Thailand’s rise as a regional hub for luxury retail has influenced how market entry is structured and assessed across Southeast Asia. As brands consider establishing a presence in the market, regulatory and operational considerations form a key part of the overall entry assessment.
Foreign Ownership Restrictions for Retailers
Foreign investment in retail activities is subject to a relatively extensive regulatory framework, particularly in relation to foreign ownership and the approvals required under the Foreign Business Act B.E. 2542 (1999) (FBA). Under the FBA, a company is generally regarded as foreign if 50% or more of its shares are held by non-Thai nationals, in which case the business is required to obtain a foreign business license (FBL) issued by the director-general of the Department of Business Development, with the approval of the Foreign Business Committee.
The committee will not grant an FBL unless it is convinced the proposed business demonstrates unique characteristics such as a distinctive business model, innovative processes, specialized services or products, or a clear competitive differentiation that will benefit Thailand; constitutes a highly specialized business or requires specialized technology or expertise; and will not compete with Thai business operators who engage in the same business. The committee makes its decisions on a case-by-case basis depending on the circumstances, which can make the licensing process less predictable in practice.
However, there are also alternative pathways for consideration, including exemptions in specific circumstances. For example, foreign-owned businesses in Thailand with at least THB 100 million in registered capital are allowed to open five retail stores in the country. Some businesses may also be able to access preferential treatment under international agreements and treaties between Thailand and certain foreign states, subject to eligibility requirements.
Structural and Business Model Challenges
The determination of what constitutes a “retail store” may itself present interpretational challenges, particularly in the context of hybrid operating models. These may include standalone retail stores, concession arrangements within department stores, shop-in-shop concepts, as well as integrated online trading platforms. Each structure reflects different regulatory implications, particularly in relation to foreign ownership, licensing requirements, and operational restrictions under the applicable legal framework, which must be carefully assessed in determining compliance with regulatory requirements.

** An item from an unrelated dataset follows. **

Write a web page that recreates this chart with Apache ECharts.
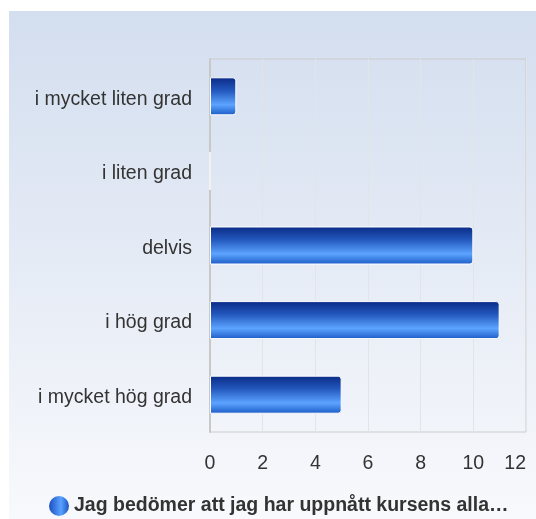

The selection of an appropriate entry structure therefore requires a clear view of how the business intends to operate in Thailand—particularly the operational scope, level of control, and compliance exposure under the applicable regulatory framework. In determining the most suitable approach, businesses should align operational design with regulatory requirements from the outset to ensure that the chosen structure supports both day-to-day execution and ongoing compliance.
Outlook
Thailand’s vibrant luxury retail market presents many exciting opportunities, but its complexity requires strategic planning and a deep understanding of both regulatory and operational challenges. are essential for securing a strong market position. By prioritizing informed approaches and anticipating regulatory shifts, businesses can move ahead with proactive decision-making and thorough compliance management to capitalize on growth opportunities in this dynamic sector.